I have a bad habit of falling in love with commercially doomed series. Satsuma Gishiden, for one: Dark Horse published the first three volumes of this manly-man samurai manga, only to put the series on ice in 2007. Duck Prince, for another: Ai Morinaga’s awesomely weird comedy also bit the dust three volumes into its run, a victim of CPM’s perpetual cash flow problems.
I’m dedicating today’s column to another lost cause: Qwan, a fantasy-adventure that draws heavily on Chinese history and folklore for its inspiration. Between 2005 and 2007, Tokyopop released four volumes of what would eventually be a seven-volume series in Japan. After the English-language edition caught up with the Japanese, Qwan went on hiatus. The series never resumed production, however, leaving its few ardent fans stranded in the middle of a crucial story arc.
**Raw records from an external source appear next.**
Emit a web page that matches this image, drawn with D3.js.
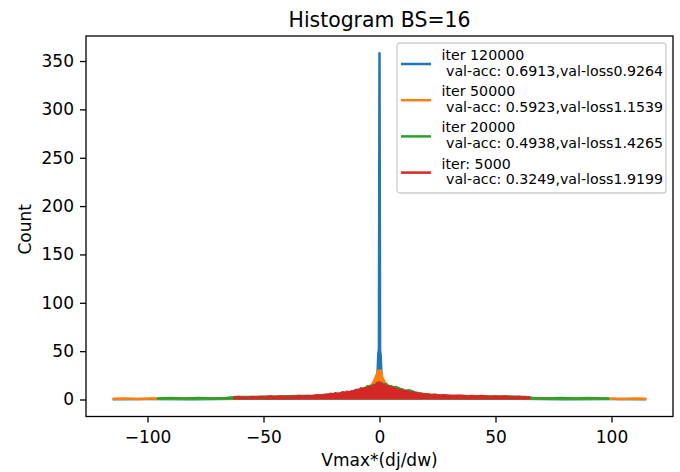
<!DOCTYPE html>
<html>
<head>
<meta charset="utf-8">
<script src="https://cdn.jsdelivr.net/npm/d3@7"></script>
<style>
  body { margin: 0; background: #fff; }
  text { font-family: "DejaVu Sans", sans-serif; fill: #000; }
</style>
</head>
<body>
<div id="chart"></div>
<script>
const margin = {top: 36, right: 7, bottom: 55.5, left: 86};
const W = 680, H = 472;

const titleText = "Histogram BS=16";
const xLabel = "Vmax*(dj/dw)";
const yLabel = "Count";
const xTicks = [-100, -50, 0, 50, 100];
const yTicks = [0, 50, 100, 150, 200, 250, 300, 350];

const seriesNames = ["iter 120000", "iter 50000", "iter 20000", "iter: 5000"];
const seriesStats = [
    " val-acc: 0.6913,val-loss0.9264",
    " val-acc: 0.5923,val-loss1.1539",
    " val-acc: 0.4938,val-loss1.4265",
    " val-acc: 0.3249,val-loss1.9199"
];
const colors = ["#1f77b4", "#ff7f0e", "#2ca02c", "#d62728"];

// [bin value, count]
const iter120000 = [[-115,0.3],[-100,0.5],[-80,0.3],[-60,0.8],[-40,1],[-20,2],[-10,3],[-5,5],[-3,7],[-2,9],
    [-1.3,12],[-0.8,30],[-0.5,48],[-0.25,52],[0,358],[0.25,50],[0.5,46],[0.8,28],[1.3,12],
    [2,9],[3,7],[5,5],[10,3],[20,2],[40,1],[60,0.8],[80,0.3],[100,0.5],[115,0.3]];
const iter50000 = [[-115,0.8],[-110,1],[-104,0.6],[-98,1],[-92,0.8],[-80,1],[-70,1.2],[-60,1.5],[-50,2],
    [-40,2.5],[-30,3],[-20,4],[-12,6],[-8,9],[-5,12],[-3,16],[-2,21],[-1,27],[-0.5,30],[0,29],[0.5,30],
    [1,24],[2,19],[3,15],[5,12],[8,9],[12,6],[20,4],[30,3],[40,2.5],[50,2],[60,1.5],[70,1.2],[80,1],
    [92,0.8],[98,1],[104,0.6],[110,1],[115,0.8]];
const iter20000 = [[-96,1],[-90,1.5],[-84,1],[-78,1.5],[-72,1],[-66,1.5],[-62,2.5],[-55,2.5],[-48,3],
    [-42,3],[-36,3.5],[-30,3.5],[-25,4.5],[-20,5.5],[-16,6.5],[-12,8],[-8,11],[-6,12],[-5,14],[-4,12],
    [-3,15],[-2,14],[-1,17],[0,16],[1,17],[2,15],[3,16],[4,13],[5,14],[6,12],[7,13],[9,11],[11,9],
    [13,9.5],[15,7.5],[18,6],[22,5],[28,4],[35,3.5],[45,3],[55,3],[63,2.5],[66,1.5],[72,1],[78,1.5],
    [84,1],[90,1.5],[96,1],[99,1]];
const iter5000 = [[-63,1.5],[-61,2.5],[-59,2],[-57,1.5],[-55,2.5],[-53,2],[-51,2.5],[-49,2],[-47,3],
    [-45,2],[-43,3],[-41,2.5],[-39,3],[-37,2.5],[-35,3.5],[-33,3],[-31,3.5],[-29,3],[-27,4.5],[-25,4],
    [-23,5],[-22,4.5],[-21,6],[-20,5],[-19,6.5],[-18,5.5],[-17,6],[-16,7.5],[-15,6.5],[-14,8],[-13,7],
    [-12,8.5],[-11,8],[-10,10],[-9,9],[-8,11.5],[-7,10.5],[-6,12],[-5,11],[-4,13.5],[-3,12.5],[-2,15],
    [-1.5,13],[-1,17],[-0.5,14],[0,18],[0.5,15],[1,16],[1.5,13],[2,15],[3,13],[4,14],[5,11],[6,12.5],
    [7,10],[8,10.5],[9,9],[10,10],[11,8],[12,8.5],[13,7],[14,7.5],[15,6.5],[16,6.5],[17,5.5],[18,6],
    [19,5],[20,5.5],[22,4.5],[24,5],[26,4],[28,4.5],[30,4],[32,3.5],[34,4],[36,3.5],[38,3],[40,3.5],
    [42,3],[44,3.5],[46,3],[48,2.5],[50,3],[52,2.5],[54,3],[56,2.5],[58,2],[60,2.5],[62,2],[65,2]];

const series = [iter120000, iter50000, iter20000, iter5000];

function padded(ext) {
    const pad = (ext[1] - ext[0]) * 0.05;
    return [ext[0] - pad, ext[1] + pad];
}

function createChart() {
    const width = W - margin.left - margin.right;
    const height = H - margin.top - margin.bottom;

    const svgRoot = d3.select("#chart")
        .append("svg")
        .attr("width", W)
        .attr("height", H);

    const svg = svgRoot.append("g")
        .attr("transform", "translate(" + margin.left + "," + margin.top + ")");

    const all = series.flat();
    const x = d3.scaleLinear()
        .domain(padded(d3.extent(all, d => d[0])))
        .range([0, width]);
    const y = d3.scaleLinear()
        .domain(padded(d3.extent(all, d => d[1])))
        .range([height, 0]);

    // lines
    series.forEach((data, i) => {
        svg.append("path")
            .datum(data)
            .attr("fill", colors[i])
            .attr("stroke", "none")
            .attr("d", d3.area()
                .x(d => x(d[0]))
                .y0(y(0))
                .y1(d => y(d[1])));
        svg.append("path")
            .datum(data)
            .attr("fill", "none")
            .attr("stroke", colors[i])
            .attr("stroke-width", 2.5)
            .attr("stroke-linejoin", "round")
            .attr("d", d3.line()
                .x(d => x(d[0]))
                .y(d => y(d[1])));
    });

    // X as
    const xAxis = svg.append("g")
        .attr("transform", "translate(0," + height + ")")
        .call(d3.axisBottom(x).tickValues(xTicks).tickSize(6).tickPadding(8)
            .tickFormat(d => d < 0 ? "\u2212" + Math.abs(d) : d));
    // Y as
    const yAxis = svg.append("g")
        .call(d3.axisLeft(y).tickValues(yTicks).tickSize(6).tickPadding(6));

    [xAxis, yAxis].forEach(a => {
        a.select(".domain").remove();
        a.selectAll("line").attr("stroke", "#000").attr("stroke-width", 1.3);
        a.selectAll("text").style("font-size", "17px").attr("fill", "#000");
    });

    // frame
    svg.append("rect")
        .attr("width", width)
        .attr("height", height)
        .attr("fill", "none")
        .attr("stroke", "#000")
        .attr("stroke-width", 1.3);

    svgRoot.append("text")
        .attr("x", margin.left + width / 2)
        .attr("y", 26.5)
        .attr("text-anchor", "middle")
        .style("font-size", "20.4px")
        .text(titleText);

    svgRoot.append("text")
        .attr("x", margin.left + width / 2)
        .attr("y", 466)
        .attr("text-anchor", "middle")
        .style("font-size", "17px")
        .text(xLabel);

    svgRoot.append("text")
        .attr("transform", "translate(31," + (margin.top + height / 2 + 3) + ") rotate(-90)")
        .attr("text-anchor", "middle")
        .style("font-size", "17px")
        .text(yLabel);

    // legend
    const lg = svgRoot.append("g").attr("transform", "translate(397,43)");
    lg.append("rect")
        .attr("width", 269)
        .attr("height", 150)
        .attr("rx", 3)
        .attr("fill", "#fff")
        .attr("fill-opacity", 0.8)
        .attr("stroke", "#cccccc")
        .attr("stroke-width", 1.3);
    seriesNames.forEach((name, i) => {
        const g = lg.append("g").attr("transform", "translate(0," + (i * 36.2) + ")");
        g.append("line")
            .attr("x1", 4).attr("x2", 34)
            .attr("y1", 21).attr("y2", 21)
            .attr("stroke", colors[i])
            .attr("stroke-width", 2.5);
        g.append("text")
            .attr("x", 44.5).attr("y", 17)
            .style("font-size", "14.2px")
            .text(name);
        g.append("text")
            .attr("x", 44.5).attr("y", 32.7)
            .style("font-size", "14.2px")
            .style("white-space", "pre")
            .text(seriesStats[i]);
    });
}

createChart();
</script>
</body>
</html>
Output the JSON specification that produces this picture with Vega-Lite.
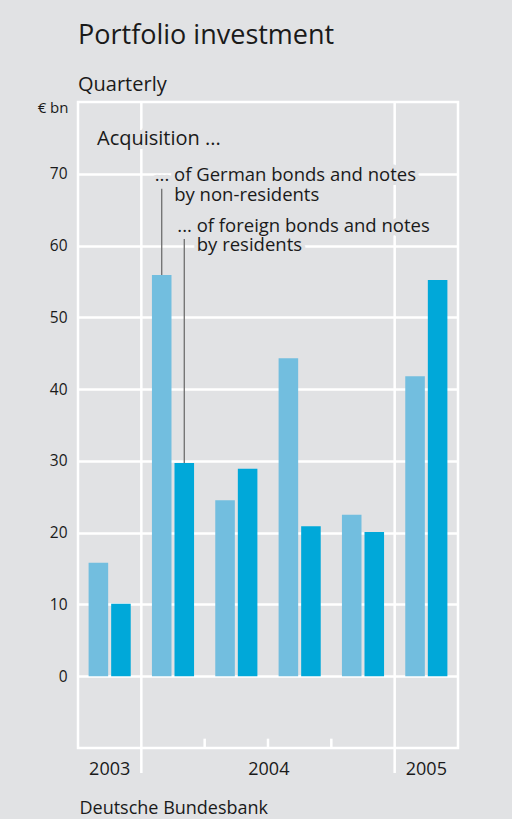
{
  "$schema": "https://vega.github.io/schema/vega-lite/v6.json",
  "width": 380,
  "height": 646,
  "autosize": {"type": "none"},
  "padding": {"left": 78, "top": 102, "right": 54, "bottom": 71},
  "background": "#e1e2e4",
  "config": {
    "font": "Open Sans",
    "view": {"stroke": "white", "strokeWidth": 2.5}
  },
  "title": {
    "text": "Portfolio investment",
    "subtitle": "Quarterly",
    "anchor": "start",
    "frame": "group",
    "fontSize": 27,
    "fontWeight": "normal",
    "color": "#1a1a1a",
    "subtitleFontSize": 20,
    "subtitleColor": "#1a1a1a",
    "subtitlePadding": 25,
    "offset": 4
  },
  "datasets": {
    "bars": [
      {"quarter": "2003 Q4", "series": "German", "value": 15.8},
      {"quarter": "2003 Q4", "series": "foreign", "value": 10.1},
      {"quarter": "2004 Q1", "series": "German", "value": 55.9},
      {"quarter": "2004 Q1", "series": "foreign", "value": 29.7},
      {"quarter": "2004 Q2", "series": "German", "value": 24.5},
      {"quarter": "2004 Q2", "series": "foreign", "value": 28.9},
      {"quarter": "2004 Q3", "series": "German", "value": 44.3},
      {"quarter": "2004 Q3", "series": "foreign", "value": 20.9},
      {"quarter": "2004 Q4", "series": "German", "value": 22.5},
      {"quarter": "2004 Q4", "series": "foreign", "value": 20.1},
      {"quarter": "2005 Q1", "series": "German", "value": 41.8},
      {"quarter": "2005 Q1", "series": "foreign", "value": 55.2}
    ],
    "annot": [
      {"quarter": "2004 Q1", "series": "German", "value": 55.9, "top": 67.9, "line1": "... of German bonds and notes", "line2": "by non-residents"},
      {"quarter": "2004 Q1", "series": "foreign", "value": 29.7, "top": 60.9, "line1": "... of foreign bonds and notes", "line2": "by residents"}
    ],
    "yearLines": [{"quarter": "2004 Q1"}, {"quarter": "2005 Q1"}],
    "quarterTicks": [{"quarter": "2004 Q2"}, {"quarter": "2004 Q3"}, {"quarter": "2004 Q4"}]
  },
  "encoding": {
    "x": {
      "field": "quarter",
      "type": "ordinal",
      "scale": {"paddingInner": 0, "paddingOuter": 0},
      "axis": {
        "domain": false,
        "ticks": false,
        "grid": false,
        "labelAngle": 0,
        "labelFontSize": 18,
        "labelColor": "#1a1a1a",
        "labelPadding": 12,
        "labelBaseline": "top",
        "labelExpr": "datum.value == '2003 Q4' ? '2003' : datum.value == '2004 Q2' ? '2004' : datum.value == '2005 Q1' ? '2005' : ''",
        "labelOffset": {"condition": {"test": "datum.value == '2004 Q2'", "value": 32.5}, "value": 0},
        "title": "Deutsche Bundesbank",
        "titleFontSize": 18,
        "titleFontWeight": "normal",
        "titleColor": "#1a1a1a",
        "titleAnchor": "start",
        "titleAlign": "left",
        "titleBaseline": "alphabetic",
        "titleX": 1,
        "titleY": 65
      }
    }
  },
  "layer": [
    {
      "data": {"name": "bars"},
      "mark": {"type": "bar"},
      "encoding": {
        "xOffset": {
          "field": "series",
          "sort": ["German", "foreign"],
          "scale": {"paddingInner": 0.133, "paddingOuter": 0.47}
        },
        "y": {
          "field": "value",
          "type": "quantitative",
          "scale": {"domain": [-10, 80], "nice": false, "zero": false},
          "axis": {
            "values": [0, 10, 20, 30, 40, 50, 60, 70],
            "domain": false,
            "ticks": false,
            "grid": true,
            "gridColor": "white",
            "gridWidth": 2.5,
            "labelFontSize": 15.5,
            "labelColor": "#1a1a1a",
            "labelPadding": 11,
            "title": "€ bn",
            "titleAngle": 0,
            "titleAlign": "right",
            "titleBaseline": "middle",
            "titleX": -10,
            "titleY": 5,
            "titleFontSize": 15,
            "titleFontWeight": "normal",
            "titleColor": "#1a1a1a"
          }
        },
        "color": {
          "field": "series",
          "type": "nominal",
          "scale": {"domain": ["German", "foreign"], "range": ["#72bedf", "#00a8d9"]},
          "legend": null
        }
      }
    },
    {
      "data": {"name": "yearLines"},
      "mark": {"type": "rule", "color": "white", "strokeWidth": 2.5},
      "encoding": {
        "x": {"field": "quarter", "type": "ordinal", "bandPosition": 0},
        "y": {"datum": 80},
        "y2": {"datum": -13.5}
      }
    },
    {
      "data": {"name": "quarterTicks"},
      "mark": {"type": "rule", "color": "white", "strokeWidth": 2.5},
      "encoding": {
        "x": {"field": "quarter", "type": "ordinal", "bandPosition": 0},
        "y": {"datum": -10},
        "y2": {"datum": -8.7}
      }
    },
    {
      "data": {"name": "annot"},
      "mark": {"type": "text", "align": "left", "baseline": "middle", "fontSize": 18.5, "dx": -7, "dy": -13.5, "fill": "#e1e2e4", "stroke": "#e1e2e4", "strokeWidth": 8, "strokeJoin": "round"},
      "encoding": {
        "xOffset": {"field": "series", "sort": ["German", "foreign"]},
        "y": {"field": "top", "type": "quantitative"},
        "text": {"field": "line1"}
      }
    },
    {
      "data": {"name": "annot"},
      "mark": {"type": "text", "align": "left", "baseline": "middle", "fontSize": 18.5, "dx": 12.5, "dy": 6, "fill": "#e1e2e4", "stroke": "#e1e2e4", "strokeWidth": 8, "strokeJoin": "round"},
      "encoding": {
        "xOffset": {"field": "series", "sort": ["German", "foreign"]},
        "y": {"field": "top", "type": "quantitative"},
        "text": {"field": "line2"}
      }
    },
    {
      "data": {"values": [{}]},
      "mark": {"type": "text", "align": "left", "baseline": "middle", "fontSize": 20, "dx": 19, "fill": "#e1e2e4", "stroke": "#e1e2e4", "strokeWidth": 8, "strokeJoin": "round"},
      "encoding": {
        "x": {"datum": "2003 Q4", "type": "ordinal", "bandPosition": 0},
        "y": {"datum": 74.8, "type": "quantitative"},
        "text": {"value": "Acquisition ..."}
      }
    },
    {
      "data": {"name": "annot"},
      "mark": {"type": "rule", "color": "#6e6e6e", "strokeWidth": 1.3},
      "encoding": {
        "xOffset": {"field": "series", "sort": ["German", "foreign"]},
        "y": {"field": "value", "type": "quantitative"},
        "y2": {"field": "top"}
      }
    },
    {
      "data": {"name": "annot"},
      "mark": {"type": "text", "align": "left", "baseline": "middle", "fontSize": 18.5, "dx": -7, "dy": -13.5, "color": "#1a1a1a"},
      "encoding": {
        "xOffset": {"field": "series", "sort": ["German", "foreign"]},
        "y": {"field": "top", "type": "quantitative"},
        "text": {"field": "line1"}
      }
    },
    {
      "data": {"name": "annot"},
      "mark": {"type": "text", "align": "left", "baseline": "middle", "fontSize": 18.5, "dx": 12.5, "dy": 6, "color": "#1a1a1a"},
      "encoding": {
        "xOffset": {"field": "series", "sort": ["German", "foreign"]},
        "y": {"field": "top", "type": "quantitative"},
        "text": {"field": "line2"}
      }
    },
    {
      "data": {"values": [{}]},
      "mark": {"type": "text", "align": "left", "baseline": "middle", "fontSize": 20, "dx": 19, "color": "#1a1a1a"},
      "encoding": {
        "x": {"datum": "2003 Q4", "type": "ordinal", "bandPosition": 0},
        "y": {"datum": 74.8, "type": "quantitative"},
        "text": {"value": "Acquisition ..."}
      }
    }
  ]
}
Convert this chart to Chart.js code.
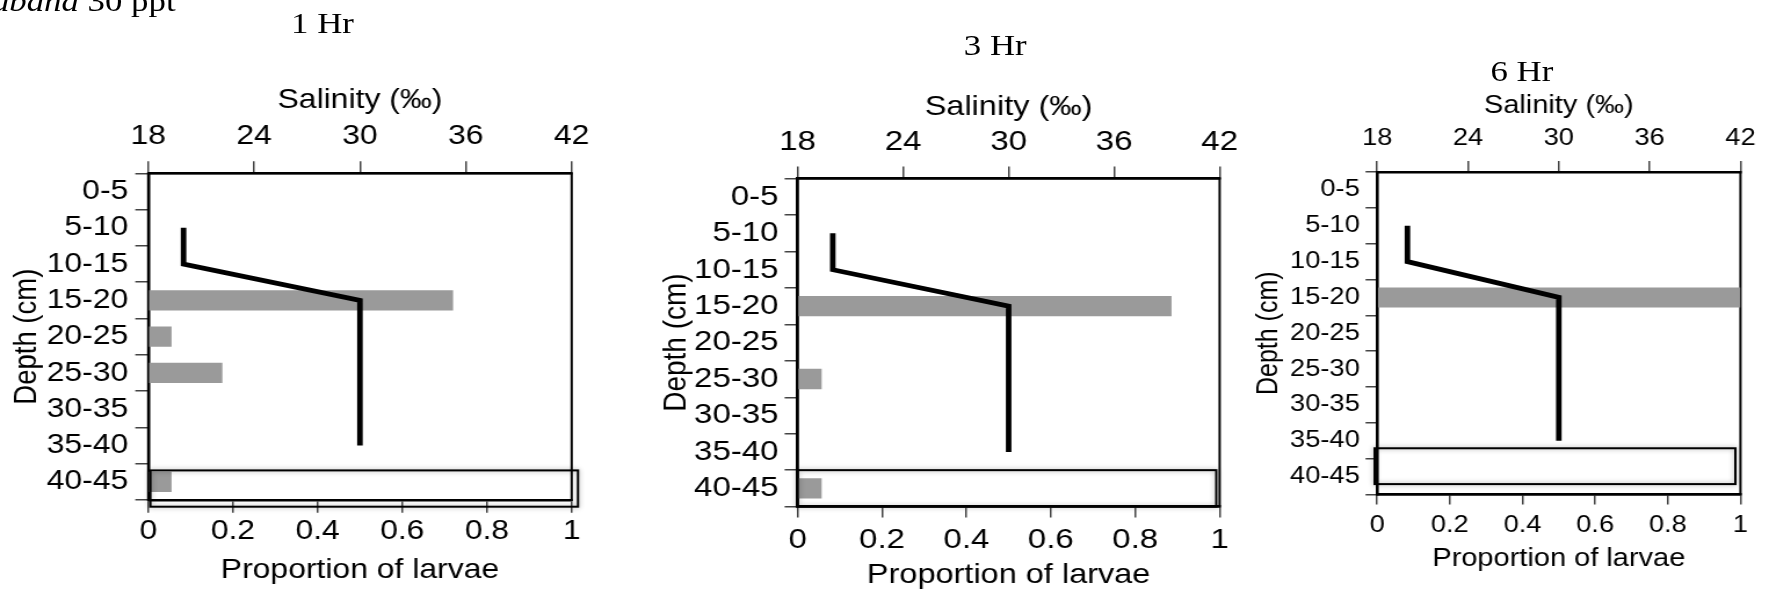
<!DOCTYPE html>
<html>
<head>
<meta charset="utf-8">
<script src="https://cdn.jsdelivr.net/npm/chart.js@4.4.1/dist/chart.umd.min.js"></script>
<style>
html, body { margin: 0; padding: 0; background: #fff; overflow: hidden; }
/* the source figure is stretched sideways, so the whole drawing is too */
#wrap { position: relative; width: 1529px; height: 592px; transform: scaleX(1.16); transform-origin: 0 0; }
#wrap canvas { position: absolute; top: 0; }
.hr { position: absolute; font-family: 'Liberation Serif', 'Times New Roman', serif; font-size: 30px; line-height: 30px; color: #000; transform: translate(-50%, -50%); white-space: nowrap; }
.cap { position: absolute; left: -7px; top: -14px; font-family: 'Liberation Serif', 'Times New Roman', serif; font-size: 30px; line-height: 30px; color: #000; white-space: nowrap; }
</style>
</head>
<body>
<div id="wrap">
  <div class="cap"><i>abana</i> 30 ppt</div>
  <div class="hr" style="left:278px; top:23px;">1 Hr</div>
  <div class="hr" style="left:858px; top:45px;">3 Hr</div>
  <div class="hr" style="left:1312px; top:71px;">6 Hr</div>
  <canvas id="c1" width="530" height="592" style="left:0px; width:530px; height:592px;"></canvas>
  <canvas id="c2" width="543" height="592" style="left:534.5px; width:543px; height:592px;"></canvas>
  <canvas id="c3" width="450" height="592" style="left:1077.6px; width:450px; height:592px;"></canvas>
</div>
<script>
// 資料
const depthLabels = ['0-5', '5-10', '10-15', '15-20', '20-25', '25-30', '30-35', '35-40', '40-45'];
const salinityTicks = [18, 24, 30, 36, 42];
const proportionTicks = [0, 0.2, 0.4, 0.6, 0.8, 1];

// 鹽度剖面 (上方座標)
const salinity1h = [null, 20, 20, 30, 30, 30, 30, 30, null];
const salinity3h = [null, 20, 20, 30, 30, 30, 30, 30, null];
const salinity6h = [null, 20, 20, 30, 30, 30, 30, 30, null];

// 幼體比例 (下方座標)
const larvae1h = [0, 0, 0, 0.72, 0.055, 0.175, 0, 0, 0.055];
const larvae3h = [0, 0, 0, 0.886, 0, 0.057, 0, 0, 0.057];
const larvae6h = [0, 0, 0, 1, 0, 0, 0, 0, 0];

Chart.defaults.font.family = "'Liberation Sans', Arial, Helvetica, sans-serif";
Chart.defaults.color = '#000';

// 繪圖區外框
const framePlugin = {
  id: 'frame',
  beforeDatasetsDraw(chart) {
    const a = chart.chartArea;
    const ctx = chart.ctx;
    ctx.save();
    ctx.strokeStyle = '#000';
    ctx.lineWidth = 2;
    ctx.strokeRect(a.left, a.top, a.right - a.left, a.bottom - a.top);
    ctx.restore();
  }
};

// 標示 40-45 那一列的方框
const boxPlugin = {
  id: 'rowBox',
  afterDatasetsDraw(chart, args, opts) {
    if (!opts.row) return;
    const xs = chart.scales.x;
    const ys = chart.scales.y;
    const i = depthLabels.indexOf(opts.row);
    const half = (ys.getPixelForValue(1) - ys.getPixelForValue(0)) / 2;
    const yc = ys.getPixelForValue(i) + opts.shift;
    const x0 = xs.getPixelForValue(opts.from);
    const x1 = xs.getPixelForValue(opts.to);
    const ctx = chart.ctx;
    ctx.save();
    ctx.shadowColor = 'rgba(0,0,0,0.35)';
    ctx.shadowBlur = 5;
    ctx.lineWidth = 2;
    ctx.strokeStyle = '#000';
    ctx.strokeRect(x0, yc - half, x1 - x0, half * 2);
    ctx.restore();
  }
};

function makePanel(id, larvae, salinity, p) {
  var ctx = document.getElementById(id).getContext('2d');
  return new Chart(ctx, {
    type: 'bar',
    data: {
      labels: depthLabels,
      datasets: [{
        type: 'line',
        label: 'Salinity',
        data: salinity,
        indexAxis: 'y',
        xAxisID: 'x2',
        yAxisID: 'y',
        borderColor: '#000',
        borderWidth: 4.8,
        borderJoinStyle: 'miter',
        borderCapStyle: 'butt',
        pointRadius: 0,
        fill: false,
        tension: 0
      }, {
        type: 'bar',
        label: 'Proportion of larvae',
        data: larvae,
        xAxisID: 'x',
        yAxisID: 'y',
        backgroundColor: '#9a9a9a',
        borderWidth: 0,
        barPercentage: 0.56,
        categoryPercentage: 1
      }]
    },
    options: {
      indexAxis: 'y',
      responsive: false,
      animation: false,
      layout: { padding: { left: 0, top: 0, bottom: 0, right: p.width - p.right } },
      plugins: {
        legend: { display: false },
        tooltip: { enabled: false },
        rowBox: p.box
      },
      scales: {
        y: {
          type: 'category',
          position: 'left',
          offset: true,
          grid: { offset: true, drawOnChartArea: false, tickLength: p.tickY, color: '#444', lineWidth: 1.5 },
          border: { display: true, color: '#000', width: 2.5 },
          ticks: { font: { size: p.tickFont }, padding: p.padY, color: '#000', autoSkip: false },
          title: { display: true, text: 'Depth (cm)', font: { size: p.titleFont }, color: '#000', padding: { top: p.titleY, bottom: 0 } },
          afterFit: function(s) { s.width = p.left; }
        },
        x: {
          type: 'linear',
          position: 'bottom',
          min: 0,
          max: 1,
          afterBuildTicks: function(s) { s.ticks = proportionTicks.map(v => ({ value: v })); },
          grid: { drawOnChartArea: false, tickLength: p.tickBottom, color: '#444', lineWidth: 1.5 },
          border: { display: true, color: '#000', width: 2.5 },
          ticks: { font: { size: p.tickFont }, padding: p.padBottom, color: '#000', maxRotation: 0, autoSkip: false, callback: v => String(v) },
          title: { display: true, text: 'Proportion of larvae', font: { size: p.titleFont }, color: '#000', padding: { top: 0, bottom: p.titleBottom } },
          afterFit: function(s) { s.height = 592 - p.bottom; }
        },
        x2: {
          type: 'linear',
          position: 'top',
          min: 18,
          max: 42,
          afterBuildTicks: function(s) { s.ticks = salinityTicks.map(v => ({ value: v })); },
          grid: { drawOnChartArea: false, tickLength: p.tickTop, color: '#444', lineWidth: 1.5 },
          border: { display: true, color: '#000', width: 2.5 },
          ticks: { font: { size: p.tickFont }, padding: p.padTop, color: '#000', maxRotation: 0, autoSkip: false, callback: v => String(v) },
          title: { display: true, text: 'Salinity (‰)', font: { size: p.titleFont }, color: '#000', padding: { top: p.titleTop, bottom: 0 } },
          afterFit: function(s) { s.height = p.top; }
        }
      }
    },
    plugins: [framePlugin, boxPlugin]
  });
}

makePanel('c1', larvae1h, salinity1h, {
  width: 530, left: 127.8, right: 492.8, top: 173.3, bottom: 500,
  tickFont: 27.5, titleFont: 27.5, tickY: 11.2, tickTop: 12, tickBottom: 12.7,
  padY: 6, padTop: 8, padBottom: 2, titleY: 7, titleTop: 84, titleBottom: 5,
  box: { row: '40-45', from: 0.005, to: 1.015, shift: 6.7 }
});

makePanel('c2', larvae3h, salinity3h, {
  width: 543, left: 152.6, right: 516.4, top: 178.6, bottom: 506.6,
  tickFont: 28.5, titleFont: 28, tickY: 11.2, tickTop: 12, tickBottom: 11,
  padY: 5.2, padTop: 7.5, padBottom: 5, titleY: 31, titleTop: 90, titleBottom: 0,
  box: { row: '40-45', from: 0, to: 0.992, shift: 0 }
});

makePanel('c3', larvae6h, salinity6h, {
  width: 450, left: 109.2, right: 422.4, top: 172, bottom: 494.5,
  tickFont: 23.5, titleFont: 25, tickY: 10, tickTop: 11, tickBottom: 10,
  padY: 5, padTop: 8.2, padBottom: 6.5, titleY: 1.5, titleTop: 91, titleBottom: 17.5,
  box: { row: '40-45', from: -0.007, to: 0.986, shift: -10.4 }
});
</script>
</body>
</html>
Normally, I shy away from recommending incomplete series; there’s nothing quite as frustrating as beginning a manga with the knowledge that you will never, ever know how the story ends. I’m going to recommend Qwan anyway, because the four volumes that were published are awesome — Scout’s honor.
The story focuses on Qwan, a child-like figure whose naivete and enthusiasm belie super-human strength and speed. Though Qwan realizes he isn’t human, he’s never questioned his origins or abilities — that is, until he meets Shaga, a courtesan who urges him to seek the Essential Arts of Peace, a sutra that will reveal where Qwan came from and why he was sent to live among humans. He’s not the only one who wants the sutra, however; various political factions vie for the scrolls, hoping to unlock the scrolls’ power and hasten the Han Dynasty’s demise.
Questing boys and magical scrolls are de rigeur in fantasy-adventure stories, but Qwan distinguishes itself in two crucial areas. The first: well-rounded characters. Qwan isn’t a classic Shonen Jump hero, kind-hearted and dedicated to self-improvement, but a more ambiguous figure; he’s guileless and self-centered in the manner of a nine- or ten-year-old, unable to feel genuine sympathy for others. Early in volume one, for example, Qwan encounters a mysterious girl traveling in the company of a demon. Daki proves more a formidable opponent than Qwan anticipates, successfully countering his attack with powerful insect magic. Though it’s clear to the reader that Daki, like Qwan, is a supernatural being, caught between the human and demon worlds, Qwan himself never sees the parallels between their situations, repeatedly attacking Daki until he resigns himself to the futility of his efforts.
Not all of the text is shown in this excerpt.